**Directive:** Retype the opening lines of the listing below, ending with the line that contains "const yTitle = 'L [cd/m²]';", and leave out any pictures.

**Data shown:**
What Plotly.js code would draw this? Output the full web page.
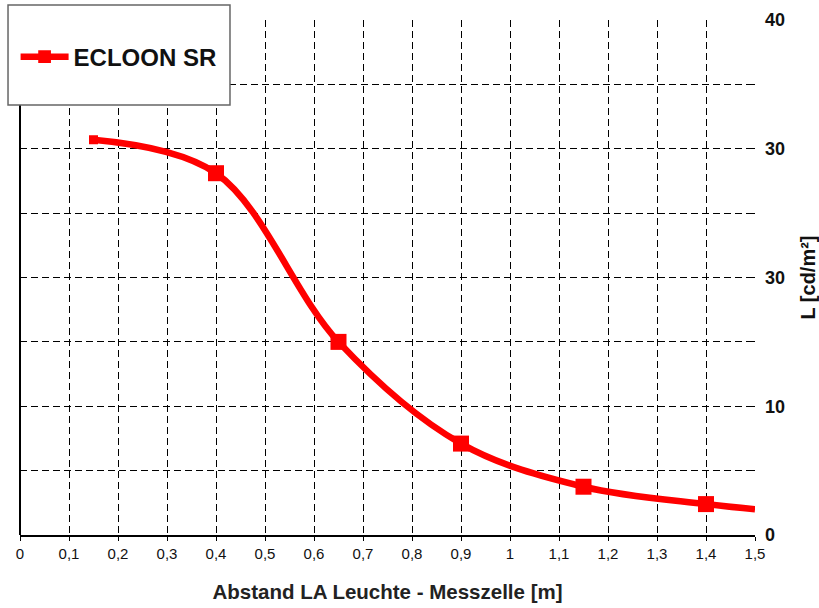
<!DOCTYPE html>
<html>
<head>
<meta charset="utf-8">
<script src="https://cdn.plot.ly/plotly-3.0.1.min.js"></script>
<style>html,body{margin:0;padding:0;background:#fff;}#chart{width:819px;height:608px;}</style>
</head>
<body>
<div id="chart"></div>
<script>
// Data
const seriesName = 'ECLOON SR';
const distance = [0.15, 0.4, 0.65, 0.9, 1.15, 1.4, 1.5];      // Abstand [m]
const luminance = [30.7, 28.1, 15.0, 7.1, 3.75, 2.4, 2.0];    // L [cd/m²]
const markerSizes = [9, 16, 16, 16, 16, 16, 0];
const yTickVals = [0, 5, 10, 15, 20, 25, 30, 35, 40];
const yTickText = ['0', '', '10', '', '30', '', '30', '', '40'];
const xTitle = 'Abstand LA Leuchte - Messzelle [m]';
const yTitle = 'L [cd/m²]';

const trace = {
  x: distance,
  y: luminance,
  name: seriesName,
  type: 'scatter',
  mode: 'lines+markers',
  line: {color: '#ff0000', width: 6.5, shape: 'spline', smoothing: 1.0},
  marker: {symbol: 'square', size: markerSizes, color: '#ff0000', opacity: 1, line: {width: 0}},
  showlegend: true
};

const layout = {
  width: 819, height: 608,
  margin: {l: 20, r: 64, t: 20, b: 73, pad: 0},
  paper_bgcolor: '#ffffff', plot_bgcolor: '#ffffff',
  separators: ',.',
  font: {family: 'Liberation Sans, Arial, sans-serif', color: '#000'},
  showlegend: true,
  legend: {
    x: -0.006, xanchor: 'left', y: 0.928, yanchor: 'middle',
    bgcolor: 'rgba(0,0,0,0)', borderwidth: 0,
    itemwidth: 48,
    font: {size: 24, family: 'Liberation Sans, Arial, sans-serif', weight: 'bold', color: '#111'}
  },
  xaxis: {
    range: [0, 1.5], dtick: 0.1, tick0: 0,
    showgrid: true, gridcolor: '#000', gridwidth: 1, griddash: '7px,4px',
    zeroline: true, zerolinecolor: '#000', zerolinewidth: 1.5,
    showline: true, linecolor: '#000', linewidth: 1.5,
    ticks: 'outside', ticklen: 4, tickcolor: '#000',
    tickfont: {size: 15, color: '#111'},
    title: {text: xTitle, font: {size: 20.5, weight: 'bold', color: '#222'}, standoff: 24},
    fixedrange: true
  },
  yaxis: {
    range: [0, 40], side: 'right',
    tickmode: 'array', tickvals: yTickVals, ticktext: yTickText,
    showgrid: true, gridcolor: '#000', gridwidth: 1, griddash: '7px,4px',
    zeroline: false, showline: false,
    ticks: 'inside', ticklen: 4, tickcolor: '#000',
    ticklabelstandoff: 9,
    tickfont: {size: 18, weight: 'bold', color: '#111'},
    title: {text: yTitle, font: {size: 20, weight: 'bold', color: '#111'}, standoff: 16},
    fixedrange: true
  },
  shapes: [{
    type: 'rect', xref: 'paper', yref: 'paper', layer: 'above',
    x0: -0.0163, x1: 0.2857, y0: 0.835, y1: 1.0291,
    fillcolor: '#ffffff', line: {color: '#666', width: 1.5}
  }]
};

Plotly.newPlot('chart', [trace], layout, {staticPlot: true, displayModeBar: false});
</script>
</body>
</html>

**Output of the task:**
What Plotly.js code would draw this? Output the full web page.
<!DOCTYPE html>
<html>
<head>
<meta charset="utf-8">
<script src="https://cdn.plot.ly/plotly-3.0.1.min.js"></script>
<style>html,body{margin:0;padding:0;background:#fff;}#chart{width:819px;height:608px;}</style>
</head>
<body>
<div id="chart"></div>
<script>
// Data
const seriesName = 'ECLOON SR';
const distance = [0.15, 0.4, 0.65, 0.9, 1.15, 1.4, 1.5];      // Abstand [m]
const luminance = [30.7, 28.1, 15.0, 7.1, 3.75, 2.4, 2.0];    // L [cd/m²]
const markerSizes = [9, 16, 16, 16, 16, 16, 0];
const yTickVals = [0, 5, 10, 15, 20, 25, 30, 35, 40];
const yTickText = ['0', '', '10', '', '30', '', '30', '', '40'];
const xTitle = 'Abstand LA Leuchte - Messzelle [m]';
const yTitle = 'L [cd/m²]';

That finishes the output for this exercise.